Anche “La Malavita” finiva con un’idea positiva… trovate sempre l’appiglio della speranza sul finire?
“Sì. C’è il Dio del Vecchio Testamento, in Alfredo. E c’è un giudizio di Dio sull’uomo con tanto di nomi e cognomi, c’è il Dio istituzionale in Charlie fa surf, un’accusa contro la chiesa sempre più oscurantista e invasiva, come le istituzioni”.
E´ come la tv di oggi?
“Certo, ma alla televisione non posso chiedere di essere diversa; dalle istituzioni mi aspetto altro, che si cerchi di fare qualcosa”.
E dalla politica?
“Di politica si parla in maniera più filtrata come in Il liberismo ha i giorni contati”.
Francesco, in ogni disco fai suicidare o pensare al suicidio una donna… perché ce l’hai con noi?
“C’è una sottile linea di ironia e paradosso… nei nostri dischi si suicidano sempre donne, ma potrei essere sempre io… Ti assicuro che è solo una questione di metrica! Viviamo in una società svuotata di valori che ha perso anche la voglia di reagire e non crede alla ribellione. L’unica libertà è chiudere prima o poi il delirio e questo schifo. Quindi lei (Anna, in Il liberismo ha i giorni contati, ndr) vede e spera la fine”.
Il vostro stile è ormai inconfondibile: sarcasmo un pizzico accigliato?

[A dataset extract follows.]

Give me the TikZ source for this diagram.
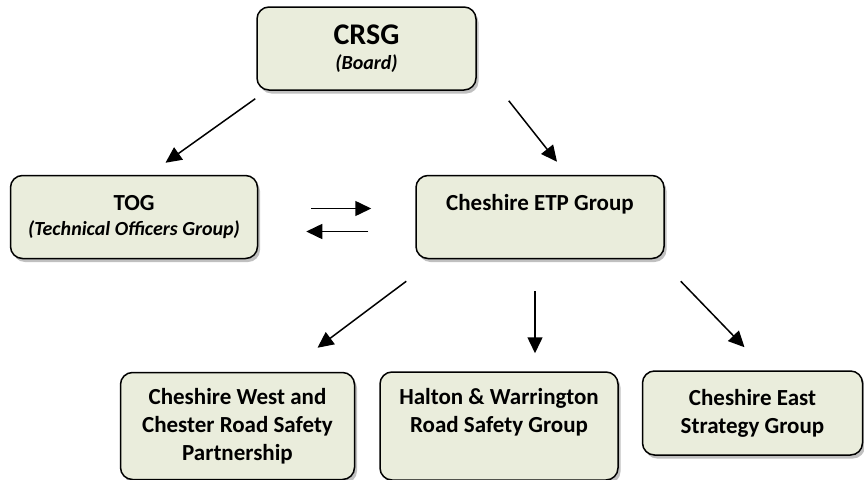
\documentclass[tikz,border=0pt]{standalone}
\usepackage{fontspec}
\setmainfont{Carlito}
\usetikzlibrary{arrows.meta,positioning,shadows}
\definecolor{groupBeige}{RGB}{234,237,220}
\colorlet{softbeige}{groupBeige}

\begin{document}
\begin{tikzpicture}[x=1pt,y=1pt,>={Triangle[length=16pt,width=15pt]},line width=1.5pt,
  group/.style={draw,rounded corners=12pt,fill=softbeige,align=center,inner sep=2pt,
    font=\fontsize{23}{28}\selectfont\bfseries,
    drop shadow={shadow xshift=2.5pt,shadow yshift=-3.5pt,fill=black!45,opacity=0.55}}]
\useasboundingbox (0,0) rectangle (864,-479);
\node[group,minimum width=219pt,minimum height=83pt] (crsg) at (366.5,-48.5)
  {{\fontsize{30}{30}\selectfont CRSG}\\[-3pt]{\fontsize{20}{24}\selectfont\itshape (Board)}};
\node[group,minimum width=247pt,minimum height=83pt,below left=84pt and -2pt of crsg] (tog)
  {TOG\\[-3pt]{\fontsize{20}{24}\selectfont\itshape (Technical Officers Group)}};
\node[group,minimum width=248pt,minimum height=83pt,right=157pt of tog] (etp)
  {Cheshire ETP Group\\[-8pt]\strut};
\node[group,minimum width=238pt,minimum height=108pt,below=112pt of etp.south,xshift=-41pt] (hw)
  {Halton \& Warrington\\Road Safety Group\\[-6pt]\strut};
\node[group,minimum width=234pt,minimum height=107pt,left=24pt of hw] (cwc)
  {Cheshire West and\\Chester Road Safety\\Partnership};
\node[group,minimum width=220pt,minimum height=84pt,below right=-1pt and 23pt of hw.north east] (ce)
  {Cheshire East\\Strategy Group};
\draw[->] ([shift={(-1,-8)}]crsg.south west) -- ([shift={(31.5,12)}]tog.north);
\draw[->] ([shift={(32,-10)}]crsg.south east) -- ([shift={(17,13)}]etp.north);
\draw[->] ([shift={(53,8.5)}]tog.east) -- ([shift={(-44,8.5)}]etp.west);
\draw[->] ([shift={(-47,-14.5)}]etp.west) -- ([shift={(48,-14.5)}]tog.east);
\draw[->] ([shift={(-9,-22)}]etp.south west) -- ([shift={(80,24)}]cwc.north);
\draw[->] ([shift={(-5,-32)}]etp.south) -- ([shift={(36,18)}]hw.north);
\draw[->] ([shift={(16,-22)}]etp.south east) -- ([shift={(-8,23)}]ce.north);
\end{tikzpicture}
\end{document}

“L’ironia è indispensabile, per non immedesimarsi troppo; l’ironia e il cinismo sono lo schermo per essere interessanti e non banali. Non sempre l’empatia provoca bei risultai, rischi di essere retorico e patetico”.
E di internet che ne pensate?
“Lo strumento di internet ha un lato positivo, perché attraverso esso arrivi a tanti. Di contro è invadente”.
E del trend Myspace?
“Su myspace si scoprono cose molto interessanti. E’ uno strumento più democratico rispetto al sito internet, dove se sei Madonna magari hai il web designer più figo, qui no”.
Uscite in un periodo più ‘tranquillo’, il disco dei Baustelle non era negli scaffali come papabile regalo natalizio…
“E’ la logica della guerra tra poveri: noi in questo abbiamo il vantaggio di poterci permettere di uscire in un momento meno affollato”.
Se doveste fotografare questo periodo discografico?
“E’ un periodo di trasformazione: la fine di un’ era e l’inizio di un’altra di cui non si sa. I Radiohead da questo punto di vista sono stati coraggiosi… ma se lo possono anche permettere: da una parte quindi coraggiosi, dall’altra strategica mossa di marketing”.
Uno specchietto retrovisore su Milano c’è sempre…
“Antropophagus è un Romantico a Milano parte seconda (brano del disco “La Malavita”, ndr). E’ una canzone che ha un aspetto crudo, un romanzo ambientato nella piazza della Stazione Centrale. E’ la metafora della società cannibale, di individui che mangiano i rifiuti della società occidentale. Sia a livelli alti e imprenditoriali, dove il valore è aumentare il patrimonio finanziario, che a livelli poveri: dove sono cannibali l’un l’altro. Nella piazza c’è una festa mentre si ammazzano, scippano disperati e felici”.